Ленка с ребёнком на руках стояла у окна и просто тупо пялилась в него. Глянула на меня мельком и тут же снова отвернулась. Но мне показалось, что глаза её были покрасневшими.
– Вот, я принесла, – сказала мне Мариша, и только сейчас я заметила в её руках альбом для рисования. Заторможено кивнула и взяла его, не спеша открывать.
– Лен, прости. Понимаю, что не должна была так делать. Просто…
– Да, шутка была дурацкая, – сухо перебила она. – И как тебе только совести хватило? – Голос её тоже изменился, как и фигура. Стал более низким, грудным. И, несмотря на с трудом сдерживаемый гнев, тёплым. – Не понимаю, на что ты вообще рассчитывала?
– Не знаю, Лен. Это… Это так просто не объяснить.
– А не надо объяснять! Это никому не интересно!
Это прозвучало как: «И чего ты вообще припёрлась?» Повисла напряжённая тишина. Я в растерянности машинально открыла в альбом.
– Это ангел, – тут же мурлыкнула Мариша. – Леночкин ангел.
Я посмотрела внимательней и, несмотря на гнетущую атмосферу, не смогла сдержать улыбку. Ленкин ангел оказался этаким здоровым мужиком, крепко стоящим на широко расставленных ногах. Нарисовано просто, очень по‑детски, но не карандашами и не фломастерами, а акварелью. Цвета полупрозрачные, чистые, отчего казалось, что и мощный ангелище этот – тоже чистый. В нём словно был какой‑то внутренний свет. Я перелистнула.
– А это Илюшин ангел…
Девочка с длинными косами и, почему‑то, в докторском халате.
– А это Тамарочкин ангел…
Лошадка с крыльями и цветами в длинной воздушной гриве.

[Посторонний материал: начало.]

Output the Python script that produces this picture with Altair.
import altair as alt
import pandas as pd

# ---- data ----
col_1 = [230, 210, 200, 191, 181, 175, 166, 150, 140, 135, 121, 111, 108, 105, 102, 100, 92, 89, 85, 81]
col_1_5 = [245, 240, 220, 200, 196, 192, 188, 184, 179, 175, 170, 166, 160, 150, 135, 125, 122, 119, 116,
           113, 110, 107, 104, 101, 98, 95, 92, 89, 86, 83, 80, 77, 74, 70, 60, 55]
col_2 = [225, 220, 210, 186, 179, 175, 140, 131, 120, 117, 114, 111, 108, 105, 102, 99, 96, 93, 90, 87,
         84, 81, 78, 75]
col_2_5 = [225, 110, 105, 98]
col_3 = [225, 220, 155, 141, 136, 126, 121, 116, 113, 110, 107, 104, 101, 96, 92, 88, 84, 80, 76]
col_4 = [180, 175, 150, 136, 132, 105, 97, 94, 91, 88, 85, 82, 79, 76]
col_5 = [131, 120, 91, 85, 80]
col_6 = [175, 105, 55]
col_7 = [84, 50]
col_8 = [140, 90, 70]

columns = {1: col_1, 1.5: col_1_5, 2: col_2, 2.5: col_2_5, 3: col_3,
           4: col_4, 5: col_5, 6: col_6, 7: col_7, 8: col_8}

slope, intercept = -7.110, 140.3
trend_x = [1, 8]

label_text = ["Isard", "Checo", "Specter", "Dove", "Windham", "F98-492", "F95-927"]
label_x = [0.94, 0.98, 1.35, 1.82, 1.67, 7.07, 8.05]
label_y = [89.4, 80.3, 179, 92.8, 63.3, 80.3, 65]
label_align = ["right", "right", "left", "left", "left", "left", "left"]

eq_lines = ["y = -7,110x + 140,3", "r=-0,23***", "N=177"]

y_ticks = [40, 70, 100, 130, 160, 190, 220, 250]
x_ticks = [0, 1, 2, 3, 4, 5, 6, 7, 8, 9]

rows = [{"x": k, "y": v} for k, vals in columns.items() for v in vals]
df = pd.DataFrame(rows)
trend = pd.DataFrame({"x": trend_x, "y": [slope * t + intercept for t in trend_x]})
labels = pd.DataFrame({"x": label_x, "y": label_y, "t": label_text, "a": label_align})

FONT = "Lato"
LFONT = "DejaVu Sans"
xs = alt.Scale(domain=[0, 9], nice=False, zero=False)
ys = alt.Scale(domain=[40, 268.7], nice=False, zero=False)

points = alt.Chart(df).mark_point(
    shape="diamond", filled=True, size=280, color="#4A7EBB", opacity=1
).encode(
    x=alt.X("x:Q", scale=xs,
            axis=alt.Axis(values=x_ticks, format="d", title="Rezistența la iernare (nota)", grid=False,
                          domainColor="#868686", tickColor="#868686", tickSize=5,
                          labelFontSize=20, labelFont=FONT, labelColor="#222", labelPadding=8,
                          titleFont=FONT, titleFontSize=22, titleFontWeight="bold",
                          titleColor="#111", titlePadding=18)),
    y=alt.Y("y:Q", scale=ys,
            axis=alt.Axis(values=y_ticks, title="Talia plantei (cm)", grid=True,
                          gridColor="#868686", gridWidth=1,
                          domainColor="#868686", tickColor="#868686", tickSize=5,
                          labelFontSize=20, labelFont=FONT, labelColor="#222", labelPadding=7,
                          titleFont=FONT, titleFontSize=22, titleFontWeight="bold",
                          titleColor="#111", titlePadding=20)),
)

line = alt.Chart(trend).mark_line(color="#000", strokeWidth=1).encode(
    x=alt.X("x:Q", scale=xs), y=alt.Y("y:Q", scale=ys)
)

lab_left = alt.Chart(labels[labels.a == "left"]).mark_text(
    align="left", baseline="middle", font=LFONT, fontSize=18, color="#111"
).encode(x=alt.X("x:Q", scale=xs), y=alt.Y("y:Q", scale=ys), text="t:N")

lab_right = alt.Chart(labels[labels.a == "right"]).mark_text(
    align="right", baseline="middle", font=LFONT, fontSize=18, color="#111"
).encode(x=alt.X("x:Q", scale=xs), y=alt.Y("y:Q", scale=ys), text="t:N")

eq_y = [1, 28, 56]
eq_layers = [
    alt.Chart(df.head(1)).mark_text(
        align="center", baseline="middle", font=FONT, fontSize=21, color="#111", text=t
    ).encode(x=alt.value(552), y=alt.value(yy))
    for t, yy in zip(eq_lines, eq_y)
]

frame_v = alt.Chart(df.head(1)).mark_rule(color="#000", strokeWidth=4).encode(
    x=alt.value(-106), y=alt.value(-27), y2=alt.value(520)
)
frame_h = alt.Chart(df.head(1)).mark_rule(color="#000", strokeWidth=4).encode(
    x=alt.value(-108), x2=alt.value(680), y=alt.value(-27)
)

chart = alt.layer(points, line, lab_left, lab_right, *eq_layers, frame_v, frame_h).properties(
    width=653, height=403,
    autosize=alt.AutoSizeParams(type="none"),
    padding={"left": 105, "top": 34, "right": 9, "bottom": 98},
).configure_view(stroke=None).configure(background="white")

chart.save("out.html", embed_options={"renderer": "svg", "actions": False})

– А это Мишуткин… А это Максимкин… Ксюшин… Антошин…
Весь альбом – ангелы, такие же разные и такие же дружные, как и жильцы этого дома.

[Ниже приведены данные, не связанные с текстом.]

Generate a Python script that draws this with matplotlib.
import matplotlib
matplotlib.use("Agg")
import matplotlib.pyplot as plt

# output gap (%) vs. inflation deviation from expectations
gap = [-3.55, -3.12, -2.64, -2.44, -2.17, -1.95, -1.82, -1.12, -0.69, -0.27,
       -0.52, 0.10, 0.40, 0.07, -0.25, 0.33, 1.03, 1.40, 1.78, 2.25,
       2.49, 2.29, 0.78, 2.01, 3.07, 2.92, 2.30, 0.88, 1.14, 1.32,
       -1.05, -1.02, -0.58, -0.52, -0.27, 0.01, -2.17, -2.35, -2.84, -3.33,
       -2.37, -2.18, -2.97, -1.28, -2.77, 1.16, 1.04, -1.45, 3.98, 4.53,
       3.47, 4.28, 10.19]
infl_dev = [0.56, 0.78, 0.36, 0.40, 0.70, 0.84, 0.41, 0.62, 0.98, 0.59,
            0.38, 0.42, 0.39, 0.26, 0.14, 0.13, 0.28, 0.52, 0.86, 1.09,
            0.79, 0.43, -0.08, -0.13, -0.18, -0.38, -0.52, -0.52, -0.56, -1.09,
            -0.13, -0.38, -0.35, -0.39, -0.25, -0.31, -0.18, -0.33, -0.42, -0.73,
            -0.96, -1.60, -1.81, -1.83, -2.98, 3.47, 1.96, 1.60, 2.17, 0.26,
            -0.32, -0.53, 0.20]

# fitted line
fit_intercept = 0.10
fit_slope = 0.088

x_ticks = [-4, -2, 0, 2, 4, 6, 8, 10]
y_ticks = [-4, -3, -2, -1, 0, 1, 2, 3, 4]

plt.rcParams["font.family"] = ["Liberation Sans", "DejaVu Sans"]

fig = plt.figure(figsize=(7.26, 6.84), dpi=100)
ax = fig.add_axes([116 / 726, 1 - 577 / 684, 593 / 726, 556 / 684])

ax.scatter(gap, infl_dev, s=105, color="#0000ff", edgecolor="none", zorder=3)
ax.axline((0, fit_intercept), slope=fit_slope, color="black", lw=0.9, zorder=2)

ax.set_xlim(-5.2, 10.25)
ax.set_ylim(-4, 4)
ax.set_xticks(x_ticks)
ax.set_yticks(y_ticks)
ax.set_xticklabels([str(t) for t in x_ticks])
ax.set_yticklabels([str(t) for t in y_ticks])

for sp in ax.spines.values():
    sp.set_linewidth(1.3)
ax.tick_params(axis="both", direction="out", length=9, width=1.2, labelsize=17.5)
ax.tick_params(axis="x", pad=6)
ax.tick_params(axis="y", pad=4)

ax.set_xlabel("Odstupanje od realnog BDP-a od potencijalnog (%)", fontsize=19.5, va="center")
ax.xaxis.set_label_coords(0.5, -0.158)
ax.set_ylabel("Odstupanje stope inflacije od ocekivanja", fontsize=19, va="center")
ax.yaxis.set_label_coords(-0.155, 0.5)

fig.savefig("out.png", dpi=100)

– А твой ангел здесь есть? – спросила я, и Мариша с готовностью открыла нужную страницу.
Ну что сказать… Рисунок‑то конечно детский, но я не я, если это не Ленка! А иначе, откуда золотая коса и малыш на руках?
– Ты узнала её? – спросила вдруг Ленка. – Маришу узнала?
Я подняла голову от альбома:
– Нет… – глянула на девушку. – А должна?
– Не знаю, – пожала плечами Ленка. – Помнишь девочку‑попрошайку, которую я как‑то с улицы в технарь притащила? Вот. Это она.
У меня, кажется, челюсть отвисла, я обалдело смотрела на Маришу и не знала, как реагировать.
– Отец же тогда нагрянул неожиданно и поймал меня с поличным. Маришку забрал и увёз куда‑то… – и она вдруг замолчала, усмехнулась. – Хотя почему неожиданно, да? Да и зачем я тебе это рассказываю, ты же, наверное, лучше меня знаешь, как дело было…
Болезненная тема возникла так внезапно, что я растерялась, замямлила что‑то невнятное, и в это же мгновение распахнулась дверь:
– Папа приехал! – захлёбываясь восторгом, взвизгнула девчушка лет шести. – Папа‑а‑а… – и тут же умчалась.